Task requirements: Starting at the first line of the data, please print exactly those lines through the one that holds "0.775,0.8,0.825,0.85,0.875,0.9,0.925,0.95,0.975,1.0];", omitting every picture.

.....

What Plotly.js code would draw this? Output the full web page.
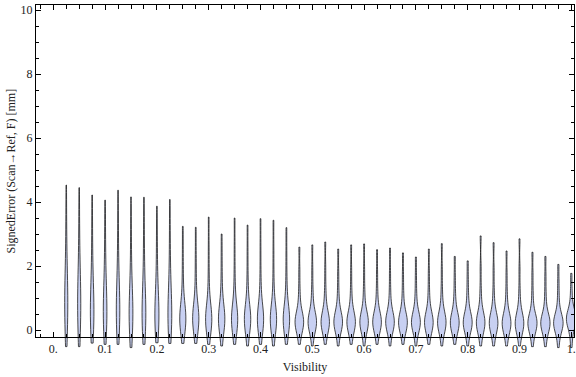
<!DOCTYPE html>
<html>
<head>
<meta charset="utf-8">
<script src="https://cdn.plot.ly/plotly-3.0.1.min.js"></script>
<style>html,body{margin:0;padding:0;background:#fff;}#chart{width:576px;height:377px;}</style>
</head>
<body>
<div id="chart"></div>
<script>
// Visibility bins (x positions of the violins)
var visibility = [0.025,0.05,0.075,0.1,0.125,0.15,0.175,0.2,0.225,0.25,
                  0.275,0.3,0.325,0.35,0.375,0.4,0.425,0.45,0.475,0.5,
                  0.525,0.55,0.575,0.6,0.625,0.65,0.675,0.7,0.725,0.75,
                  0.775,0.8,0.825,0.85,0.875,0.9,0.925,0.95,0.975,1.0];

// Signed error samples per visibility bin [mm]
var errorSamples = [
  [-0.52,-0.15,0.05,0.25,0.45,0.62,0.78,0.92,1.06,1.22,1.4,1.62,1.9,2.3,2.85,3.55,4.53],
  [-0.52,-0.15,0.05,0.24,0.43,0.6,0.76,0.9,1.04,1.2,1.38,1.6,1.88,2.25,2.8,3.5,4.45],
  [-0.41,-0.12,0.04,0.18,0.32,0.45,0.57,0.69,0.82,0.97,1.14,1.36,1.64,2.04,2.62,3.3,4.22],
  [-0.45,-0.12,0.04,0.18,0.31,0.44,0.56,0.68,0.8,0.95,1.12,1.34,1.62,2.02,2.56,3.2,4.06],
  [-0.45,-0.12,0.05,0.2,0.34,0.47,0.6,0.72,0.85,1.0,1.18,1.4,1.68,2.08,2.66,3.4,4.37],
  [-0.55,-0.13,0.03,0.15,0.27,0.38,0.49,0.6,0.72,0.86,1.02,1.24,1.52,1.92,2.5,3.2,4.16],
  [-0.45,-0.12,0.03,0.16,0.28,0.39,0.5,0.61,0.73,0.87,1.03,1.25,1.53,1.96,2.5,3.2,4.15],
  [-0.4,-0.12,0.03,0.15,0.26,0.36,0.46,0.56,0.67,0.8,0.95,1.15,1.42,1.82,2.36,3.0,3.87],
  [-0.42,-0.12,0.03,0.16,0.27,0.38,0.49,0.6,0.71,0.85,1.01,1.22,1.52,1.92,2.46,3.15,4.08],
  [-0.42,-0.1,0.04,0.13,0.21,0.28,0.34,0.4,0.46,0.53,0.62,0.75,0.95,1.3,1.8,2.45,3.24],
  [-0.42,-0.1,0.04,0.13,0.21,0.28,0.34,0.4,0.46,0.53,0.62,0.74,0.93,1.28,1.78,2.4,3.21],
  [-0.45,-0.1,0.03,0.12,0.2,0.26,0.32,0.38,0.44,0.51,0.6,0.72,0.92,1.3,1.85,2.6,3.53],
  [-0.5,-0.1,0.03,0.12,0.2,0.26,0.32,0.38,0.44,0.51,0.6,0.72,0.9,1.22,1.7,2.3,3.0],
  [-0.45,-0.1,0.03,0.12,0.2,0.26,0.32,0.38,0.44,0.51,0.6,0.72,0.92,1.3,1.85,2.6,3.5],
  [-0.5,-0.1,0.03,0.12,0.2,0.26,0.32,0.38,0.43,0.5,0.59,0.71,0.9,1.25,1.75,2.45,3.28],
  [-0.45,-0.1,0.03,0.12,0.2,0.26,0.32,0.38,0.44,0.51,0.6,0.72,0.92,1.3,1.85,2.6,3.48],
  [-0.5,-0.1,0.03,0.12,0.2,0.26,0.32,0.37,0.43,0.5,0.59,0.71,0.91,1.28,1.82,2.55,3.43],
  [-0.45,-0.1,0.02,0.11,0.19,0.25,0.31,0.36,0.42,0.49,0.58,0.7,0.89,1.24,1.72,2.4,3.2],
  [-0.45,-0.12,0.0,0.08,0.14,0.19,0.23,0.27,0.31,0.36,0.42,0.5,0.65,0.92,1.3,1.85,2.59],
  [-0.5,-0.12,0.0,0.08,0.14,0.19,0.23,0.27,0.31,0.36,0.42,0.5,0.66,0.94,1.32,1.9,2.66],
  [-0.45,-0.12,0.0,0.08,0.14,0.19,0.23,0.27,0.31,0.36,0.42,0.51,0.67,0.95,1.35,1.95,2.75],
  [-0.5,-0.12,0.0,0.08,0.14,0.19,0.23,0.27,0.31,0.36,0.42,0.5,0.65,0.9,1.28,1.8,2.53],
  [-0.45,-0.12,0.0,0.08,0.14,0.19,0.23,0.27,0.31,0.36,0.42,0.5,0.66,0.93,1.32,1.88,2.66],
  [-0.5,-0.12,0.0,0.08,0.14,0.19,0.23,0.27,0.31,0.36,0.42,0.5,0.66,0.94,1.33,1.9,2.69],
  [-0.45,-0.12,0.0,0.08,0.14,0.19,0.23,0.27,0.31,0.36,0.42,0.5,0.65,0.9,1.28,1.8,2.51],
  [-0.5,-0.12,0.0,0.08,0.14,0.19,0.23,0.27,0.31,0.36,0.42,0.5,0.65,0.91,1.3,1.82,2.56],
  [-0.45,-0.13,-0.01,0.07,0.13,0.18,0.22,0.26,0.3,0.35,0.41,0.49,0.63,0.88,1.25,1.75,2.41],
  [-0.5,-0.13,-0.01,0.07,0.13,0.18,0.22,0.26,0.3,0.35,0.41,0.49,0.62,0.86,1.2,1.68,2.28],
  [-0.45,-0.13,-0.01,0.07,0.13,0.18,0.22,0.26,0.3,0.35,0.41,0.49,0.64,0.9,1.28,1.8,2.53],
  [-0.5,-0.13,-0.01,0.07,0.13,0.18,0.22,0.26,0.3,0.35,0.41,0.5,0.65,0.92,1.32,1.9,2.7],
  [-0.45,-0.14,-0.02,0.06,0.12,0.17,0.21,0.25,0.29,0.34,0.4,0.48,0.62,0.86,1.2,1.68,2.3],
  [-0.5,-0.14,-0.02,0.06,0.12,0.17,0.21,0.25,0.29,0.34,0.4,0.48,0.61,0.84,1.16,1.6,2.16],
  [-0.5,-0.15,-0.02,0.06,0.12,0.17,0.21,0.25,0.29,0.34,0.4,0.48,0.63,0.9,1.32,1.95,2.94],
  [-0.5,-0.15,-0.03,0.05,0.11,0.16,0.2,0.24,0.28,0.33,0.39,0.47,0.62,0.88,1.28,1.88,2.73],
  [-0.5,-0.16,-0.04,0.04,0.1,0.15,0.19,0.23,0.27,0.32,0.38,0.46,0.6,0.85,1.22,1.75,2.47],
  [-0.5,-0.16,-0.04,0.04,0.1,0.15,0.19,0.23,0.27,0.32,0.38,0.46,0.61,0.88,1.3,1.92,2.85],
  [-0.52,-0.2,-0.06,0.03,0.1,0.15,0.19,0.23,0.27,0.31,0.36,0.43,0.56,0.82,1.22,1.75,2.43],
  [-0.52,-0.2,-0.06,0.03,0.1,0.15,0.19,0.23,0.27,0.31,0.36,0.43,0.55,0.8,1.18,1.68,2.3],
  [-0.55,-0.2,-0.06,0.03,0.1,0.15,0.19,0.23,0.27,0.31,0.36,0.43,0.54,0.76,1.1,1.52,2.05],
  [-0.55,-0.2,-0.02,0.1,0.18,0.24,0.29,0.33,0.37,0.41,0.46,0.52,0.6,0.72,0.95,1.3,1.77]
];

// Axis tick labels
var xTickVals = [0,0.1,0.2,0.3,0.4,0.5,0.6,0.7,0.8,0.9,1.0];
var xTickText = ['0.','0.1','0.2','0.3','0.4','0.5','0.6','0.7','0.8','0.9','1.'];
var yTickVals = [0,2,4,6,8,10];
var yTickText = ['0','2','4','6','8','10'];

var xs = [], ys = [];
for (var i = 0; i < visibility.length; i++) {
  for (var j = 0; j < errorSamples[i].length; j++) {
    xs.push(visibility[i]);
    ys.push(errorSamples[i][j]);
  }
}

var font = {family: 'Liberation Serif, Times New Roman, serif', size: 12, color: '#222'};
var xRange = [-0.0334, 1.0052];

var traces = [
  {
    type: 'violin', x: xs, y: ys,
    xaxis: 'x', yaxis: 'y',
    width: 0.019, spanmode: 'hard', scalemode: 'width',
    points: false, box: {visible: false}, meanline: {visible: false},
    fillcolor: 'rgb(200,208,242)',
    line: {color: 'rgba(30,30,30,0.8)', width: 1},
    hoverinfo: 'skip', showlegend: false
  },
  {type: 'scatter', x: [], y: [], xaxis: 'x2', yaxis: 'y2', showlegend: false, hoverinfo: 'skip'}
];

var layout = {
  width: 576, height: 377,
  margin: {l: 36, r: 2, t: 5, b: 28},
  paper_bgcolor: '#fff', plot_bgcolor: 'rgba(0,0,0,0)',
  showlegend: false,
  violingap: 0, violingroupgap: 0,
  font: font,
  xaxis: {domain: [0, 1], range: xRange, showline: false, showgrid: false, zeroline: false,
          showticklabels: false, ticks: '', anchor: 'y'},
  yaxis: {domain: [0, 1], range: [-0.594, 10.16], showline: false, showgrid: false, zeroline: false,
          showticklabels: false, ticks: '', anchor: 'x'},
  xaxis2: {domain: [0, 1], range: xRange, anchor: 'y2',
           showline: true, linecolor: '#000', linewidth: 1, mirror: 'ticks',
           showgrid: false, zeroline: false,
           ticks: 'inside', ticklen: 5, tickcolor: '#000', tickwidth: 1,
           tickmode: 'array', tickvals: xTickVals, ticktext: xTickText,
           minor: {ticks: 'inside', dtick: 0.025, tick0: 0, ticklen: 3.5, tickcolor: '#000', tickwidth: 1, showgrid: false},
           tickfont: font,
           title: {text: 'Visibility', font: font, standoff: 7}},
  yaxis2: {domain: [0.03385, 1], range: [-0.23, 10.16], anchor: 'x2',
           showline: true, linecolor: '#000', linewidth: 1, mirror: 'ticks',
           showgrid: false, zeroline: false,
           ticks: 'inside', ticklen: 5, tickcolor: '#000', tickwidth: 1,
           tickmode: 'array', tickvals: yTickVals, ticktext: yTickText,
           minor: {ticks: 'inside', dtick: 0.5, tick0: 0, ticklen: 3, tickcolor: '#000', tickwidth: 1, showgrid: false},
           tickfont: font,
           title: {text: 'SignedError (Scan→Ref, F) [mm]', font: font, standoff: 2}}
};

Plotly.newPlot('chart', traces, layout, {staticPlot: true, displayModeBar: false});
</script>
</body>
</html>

.....

Task result:
What Plotly.js code would draw this? Output the full web page.
<!DOCTYPE html>
<html>
<head>
<meta charset="utf-8">
<script src="https://cdn.plot.ly/plotly-3.0.1.min.js"></script>
<style>html,body{margin:0;padding:0;background:#fff;}#chart{width:576px;height:377px;}</style>
</head>
<body>
<div id="chart"></div>
<script>
// Visibility bins (x positions of the violins)
var visibility = [0.025,0.05,0.075,0.1,0.125,0.15,0.175,0.2,0.225,0.25,
                  0.275,0.3,0.325,0.35,0.375,0.4,0.425,0.45,0.475,0.5,
                  0.525,0.55,0.575,0.6,0.625,0.65,0.675,0.7,0.725,0.75,
                  0.775,0.8,0.825,0.85,0.875,0.9,0.925,0.95,0.975,1.0];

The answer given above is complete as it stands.